Exactly retype the lines of the material from its first line to the line with "0.82, 1, 1.19]", including both.
═══ DATASET EXCERPT ═══
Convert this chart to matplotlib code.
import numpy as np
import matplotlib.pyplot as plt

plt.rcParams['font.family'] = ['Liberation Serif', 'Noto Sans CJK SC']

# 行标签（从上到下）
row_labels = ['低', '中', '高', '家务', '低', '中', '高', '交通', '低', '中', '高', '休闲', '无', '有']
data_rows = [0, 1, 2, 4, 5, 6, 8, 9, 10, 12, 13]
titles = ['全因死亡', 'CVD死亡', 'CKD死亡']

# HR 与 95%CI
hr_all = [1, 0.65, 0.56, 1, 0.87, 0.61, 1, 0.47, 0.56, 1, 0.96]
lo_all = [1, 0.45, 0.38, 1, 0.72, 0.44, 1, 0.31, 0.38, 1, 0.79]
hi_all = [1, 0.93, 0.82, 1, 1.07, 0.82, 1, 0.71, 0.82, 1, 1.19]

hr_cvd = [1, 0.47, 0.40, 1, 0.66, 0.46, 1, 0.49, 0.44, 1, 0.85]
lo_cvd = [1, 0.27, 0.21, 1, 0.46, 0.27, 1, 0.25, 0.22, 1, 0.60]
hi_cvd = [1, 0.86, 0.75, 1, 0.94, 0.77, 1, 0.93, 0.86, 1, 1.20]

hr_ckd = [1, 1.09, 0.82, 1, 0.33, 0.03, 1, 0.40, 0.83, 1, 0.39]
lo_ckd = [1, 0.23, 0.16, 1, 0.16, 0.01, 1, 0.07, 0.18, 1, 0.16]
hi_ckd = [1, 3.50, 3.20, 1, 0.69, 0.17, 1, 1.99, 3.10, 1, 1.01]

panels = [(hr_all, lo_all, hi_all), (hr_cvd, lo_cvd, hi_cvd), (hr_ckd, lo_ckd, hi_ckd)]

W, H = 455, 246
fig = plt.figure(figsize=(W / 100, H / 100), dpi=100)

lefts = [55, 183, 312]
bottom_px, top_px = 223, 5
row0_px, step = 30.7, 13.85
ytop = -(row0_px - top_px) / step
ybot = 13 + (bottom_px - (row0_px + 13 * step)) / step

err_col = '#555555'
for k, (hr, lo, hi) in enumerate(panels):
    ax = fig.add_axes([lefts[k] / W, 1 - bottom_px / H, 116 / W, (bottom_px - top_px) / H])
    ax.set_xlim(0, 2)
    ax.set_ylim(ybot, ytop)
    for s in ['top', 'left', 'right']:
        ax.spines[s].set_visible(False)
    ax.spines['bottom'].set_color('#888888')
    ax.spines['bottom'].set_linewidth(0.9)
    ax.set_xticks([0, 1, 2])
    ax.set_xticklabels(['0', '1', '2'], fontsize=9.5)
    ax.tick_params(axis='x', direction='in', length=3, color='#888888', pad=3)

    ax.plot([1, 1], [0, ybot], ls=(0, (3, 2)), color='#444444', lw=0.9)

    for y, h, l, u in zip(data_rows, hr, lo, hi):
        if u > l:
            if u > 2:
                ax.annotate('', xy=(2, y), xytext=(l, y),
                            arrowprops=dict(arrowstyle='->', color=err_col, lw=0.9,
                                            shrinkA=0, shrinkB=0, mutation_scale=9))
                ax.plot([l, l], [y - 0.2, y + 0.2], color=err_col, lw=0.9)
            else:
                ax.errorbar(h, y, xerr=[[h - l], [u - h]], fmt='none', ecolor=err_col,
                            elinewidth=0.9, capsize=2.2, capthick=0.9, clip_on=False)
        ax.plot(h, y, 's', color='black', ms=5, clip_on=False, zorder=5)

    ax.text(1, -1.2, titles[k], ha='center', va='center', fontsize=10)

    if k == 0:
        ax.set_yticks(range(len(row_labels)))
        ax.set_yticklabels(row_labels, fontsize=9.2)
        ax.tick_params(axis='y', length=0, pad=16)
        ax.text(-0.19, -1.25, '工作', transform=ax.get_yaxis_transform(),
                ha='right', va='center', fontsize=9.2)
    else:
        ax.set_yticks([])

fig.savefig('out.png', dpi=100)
═══
• _COMPLETED TASK_
Convert this chart to matplotlib code.
import numpy as np
import matplotlib.pyplot as plt

plt.rcParams['font.family'] = ['Liberation Serif', 'Noto Sans CJK SC']

# 行标签（从上到下）
row_labels = ['低', '中', '高', '家务', '低', '中', '高', '交通', '低', '中', '高', '休闲', '无', '有']
data_rows = [0, 1, 2, 4, 5, 6, 8, 9, 10, 12, 13]
titles = ['全因死亡', 'CVD死亡', 'CKD死亡']

# HR 与 95%CI
hr_all = [1, 0.65, 0.56, 1, 0.87, 0.61, 1, 0.47, 0.56, 1, 0.96]
lo_all = [1, 0.45, 0.38, 1, 0.72, 0.44, 1, 0.31, 0.38, 1, 0.79]
hi_all = [1, 0.93, 0.82, 1, 1.07, 0.82, 1, 0.71, 0.82, 1, 1.19]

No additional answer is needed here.